Schwäbische Zeitung (Ravensburg / Weingarten)
Reformversprechen überzeugen Algerier nicht
Nach den Massenprotesten in Algerien hat der designierte neue Ministerpräsident Noureddine Bedoui eine Regierung aus Experten versprochen. Er arbeite „Tag und Nacht“an der Bildung des kommenden Kabinetts und werde dabei die Forderungen der Straße einbeziehen, kündigte Bedoui am Donnerstag in Algier an. Demnach soll die neue Regierung bis Anfang kommender Woche stehen und alle „politischen Spektren“vertreten, auch die junge Generation.
In den vergangenen Wochen hatte es in Algerien immer wieder große Proteste gegen die geplante erneute Kandidatur des altersschwachen Staatschefs Abdelaziz Bouteflika bei der Präsidentenwahl gegeben. Getragen wurden die Demonstrationen vor allem von Studenten. Der 82Jährige erklärte daraufhin am
Montag seinen
Verzicht auf die Kandidatur und verschob die Abstimmung auf unbestimmte Zeit. Allerdings ist das weitere Verfahren unklar. Laut Bouteflika soll eine nationale Konferenz bis Ende des Jahres über Reformen beraten und eine neue Verfassung ausarbeiten.
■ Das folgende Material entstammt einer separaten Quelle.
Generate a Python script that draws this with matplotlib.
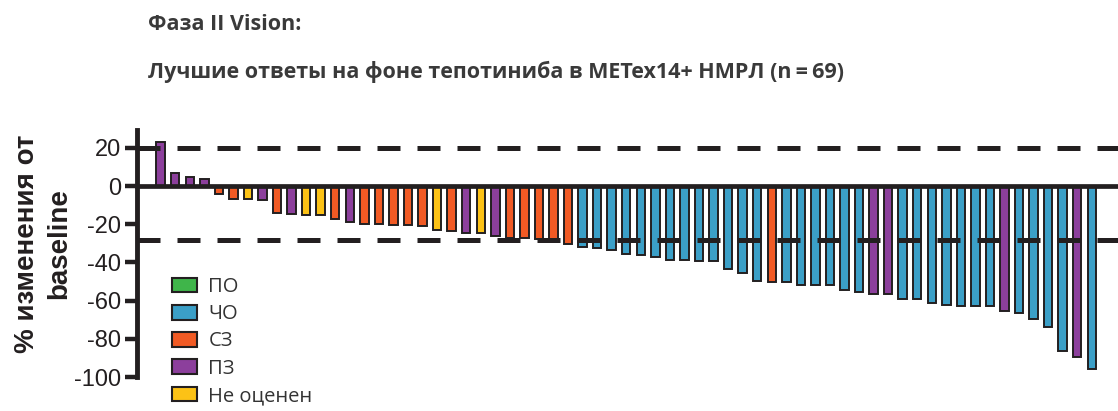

Bedoui zufolge soll die Übergangsphase nicht länger als ein Jahr dauern.
Die Opposition kritisiert jedoch, der Präsident habe eigenmächtig seine Amtszeit auf unbestimmte Zeit verlängert. Heute werden trotz der Reformversprechen neue Proteste erwartet. Bouteflika war 1999 erstmals zum Präsidenten gekürt worden und danach dreimal wiedergewählt worden – alle Wahlen waren von Betrugsvorwürfen überschattet.
Das Misstrauen gilt auch den eher vagen Reformversprechen Bouteflikas. Nach der vom Präsidentenpalast herausgegebenen Erklärung soll demnächst eine Mehrparteien-Kommission über eine Verfassungsreform und einen neuen Wahltermin beraten. Wahlen sind somit kaum vor 2020 zu erwarten.
Das Bouteflika-Regime hatte offenbar gehofft, damit der landesweiten Protestbewegung den Wind aus den Segeln zu nehmen. Das flächenmäßig größte afrikanische Land, wichtiger Partner und Erdgaslieferant Europas, erlebt derzeit die umfangreichsten Proteste seit der Unabhängigkeit von Frankreich im Jahr 1962. Die Demonstranten werfen Bouteflika vor, für Stillstand, Misswirtschaft und hohe Arbeitslosigkeit verantwortlich zu sein.
Mächtige Männer im Hintergrund
Niemand weiß freilich, ob der Staatschef überhaupt noch selbst Entscheidungen treffen kann. Bouteflika sitzt seit einem Schlaganfall vor sechs Jahren im Rollstuhl. Seitdem hat er nicht mehr zu seinem Volk gesprochen. Erst am Sonntag war der 82-Jährige nach einem zweiwöchigen Krankenhausaufenthalt in Genf in sein Land zurückgekehrt. Das Staatsfernsehen zeigte Bilder, auf denen Bouteflika nach seiner Rückkehr mit Generalstabschef Ahmed Gaid Salah zu sehen war. Salah gilt als einer jener Männer, die im Hintergrund zusammen mit Bouteflikas jüngerem Bruder Said die Fäden ziehen.